Table-2: hugepage allocation latencies with this patch applied on
5.3.0-rc5.

| GFP_Stat |        Any |     Light |   Fallback |
| --------:| ----------:| ---------:| ----------:|
|   count  |   12197.0  |  11167.0  |    1030.0  |
|     min  |       2.0  |      2.0  |       5.0  |
|     max  |  361727.0  |     26.0  |  361727.0  |
|    mean  |    366.05  |     4.48  |   4286.13  |
|   stddev |   4575.53  |     1.41  |  15209.63  |

We can see that mean latency dropped to 366us compared with 5494us before.

This is an optimistic scenario where there was a little mix of unmovable
pages but still the data shows that in case compaction can succeed,
pro-active compaction can give signification reduction higher-order
allocation latencies.

> > The patch has plenty of rough edges but posting it early to see if I'm
> > going in the right direction and to get some early feedback.
> >
> 
> As unappealing as it sounds, I think it is better to try improve the allocation
> latency itself instead of trying to hide the cost in a kernel thread. It's far
> harder to implement as compaction is not easy but it would be more
> obvious what the savings are by looking at a histogram of allocation latencies
> -- there are other metrics that could be considered but that's the obvious
> one.
> 

Improving allocation latencies in itself would be a separate effort.

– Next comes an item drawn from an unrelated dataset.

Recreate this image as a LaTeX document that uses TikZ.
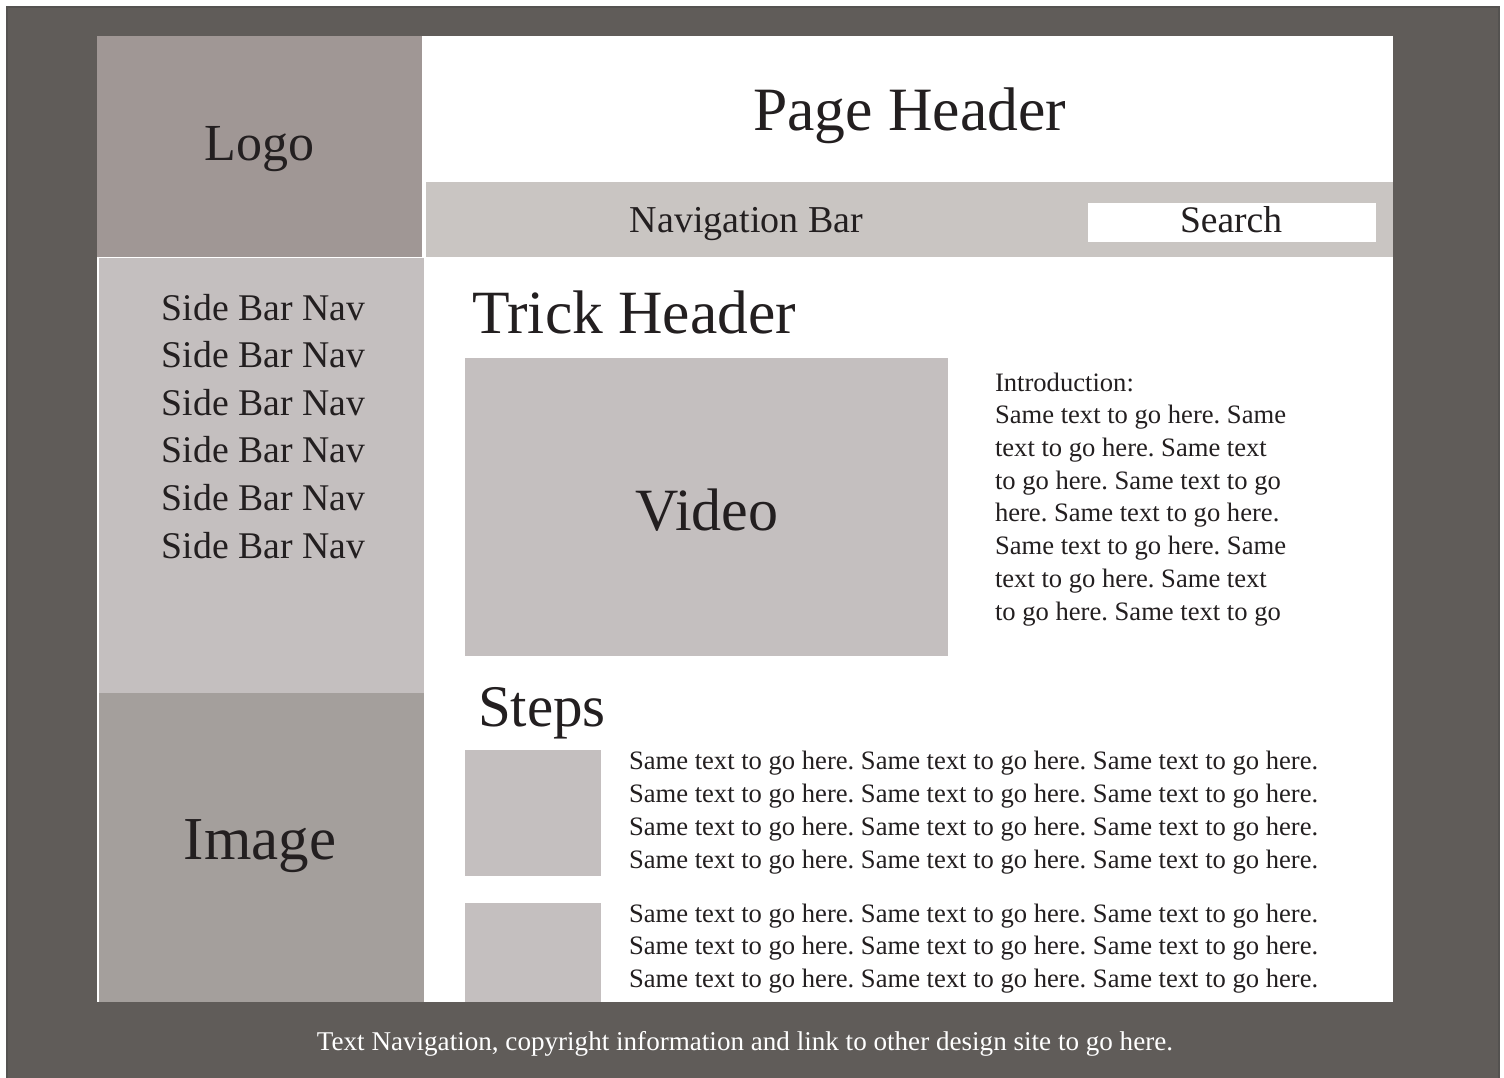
\documentclass[tikz,border=0pt]{standalone}
\usepackage{fontspec}
\setmainfont{Liberation Serif}
\usepackage{tikz}
\usetikzlibrary{positioning}
\frenchspacing
\definecolor{framecol}{RGB}{96,92,89}
\definecolor{framedark}{RGB}{84,82,80}
\definecolor{logocol}{RGB}{160,151,149}
\definecolor{navcol}{RGB}{201,197,194}
\definecolor{boxcol}{RGB}{196,191,191}
\definecolor{imagecol}{RGB}{164,159,156}
\definecolor{inkcol}{RGB}{35,31,32}
\tikzset{myfillcolor/.style = {fill=#1, draw=none, inner sep=0pt, outer sep=0pt, anchor=north west}}
\tikzset{mytext/.style = {text=inkcol, inner sep=0pt, outer sep=0pt, font=\fontsize{#1}{#1}\selectfont}}
\tikzset{bodytext/.style = {text=inkcol, inner sep=0pt, outer sep=0pt, align=left, anchor=base west, font=\fontsize{26.6}{32.7}\selectfont}}
\NewDocumentCommand{\fblock}{O{boxcol} m m m m}{%
	\node[myfillcolor=#1, minimum width=#4, minimum height=#5] (#2) at (#3) {};
}

\begin{document}
\begin{tikzpicture}[x=1pt, y=-1pt]
\useasboundingbox (0,0) rectangle (1504,1077);
% frame and page
\fill[framecol, draw=framedark, line width=2pt] (7,7) rectangle (1499,1090);
\fblock[white]{page}{97,36}{1296}{966}
% header row
\fblock[logocol]{logo}{97,36}{325}{221}
\fblock[navcol]{nav}{426,182}{967}{75}
\fblock[white]{search}{1088,203}{288}{39}
% side column
\fblock[boxcol]{side}{99,258}{325}{435}
\fblock[imagecol]{image}{99,693}{325}{309}
% content
\fblock[boxcol]{video}{465,358}{483}{298}
\fblock[boxcol]{stepa}{465,750}{136}{126}
\fblock[boxcol]{stepb}{465,903}{136}{99}

% texts, multi-line ones sit on their last baseline
\node[mytext=52, anchor=base] (logotxt) at (259.5,160) {Logo};
\node[mytext=61.6, anchor=base] (headtxt) at (909.5,130) {Page Header};
\node[mytext=38, anchor=base] (navtxt) at (746.5,232) {Navigation Bar};
\node[mytext=37.5, anchor=base] (searchtxt) at (1231,232) {Search};
\node[mytext=37.7, align=center, anchor=base,
      font=\fontsize{37.7}{47.6}\selectfont] (sidetxt) at (263.5,558)
      {Side Bar Nav\\Side Bar Nav\\Side Bar Nav\\Side Bar Nav\\Side Bar Nav\\Side Bar Nav};
\node[mytext=61, anchor=base] (imagetxt) at (260,859) {Image};
\node[mytext=61.5, anchor=base west] (tricktxt) at (472,333) {Trick Header};
\node[mytext=60, anchor=base] (videotxt) at (707,530) {Video};
\node[bodytext] (introtxt) at (995,620)
      {Introduction:\\Same text to go here. Same\\text to go here. Same text\\to go here. Same text to go\\here. Same text to go here.\\Same text to go here. Same\\text to go here. Same text\\to go here. Same text to go};
\node[mytext=59, anchor=base west] (stepstxt) at (478,726) {Steps};
\node[bodytext] (stepatxt) at (629,868)
      {Same text to go here. Same text to go here. Same text to go here.\\Same text to go here. Same text to go here. Same text to go here.\\Same text to go here. Same text to go here. Same text to go here.\\Same text to go here. Same text to go here. Same text to go here.};
\node[bodytext] (stepbtxt) at (629,987.4)
      {Same text to go here. Same text to go here. Same text to go here.\\Same text to go here. Same text to go here. Same text to go here.\\Same text to go here. Same text to go here. Same text to go here.};
\node[mytext=27.1, text=white, anchor=base] (foottxt) at (745,1050)
      {Text Navigation, copyright information and link to other design site to go here.};
\end{tikzpicture}
\end{document}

In
case memory is full or fragmented we have to deal with reclaim or
compaction to make allocation (esp. higher-order) succeed.  In particular,
forcing compaction to be done only on-demand is in my opinion not the right
approach. As I detailed above, at the very minimum, we need an interface
like `compact_extfrag` which can leave the decision on specific
kernel/userspace drivers on how pro-active you want compaction to be.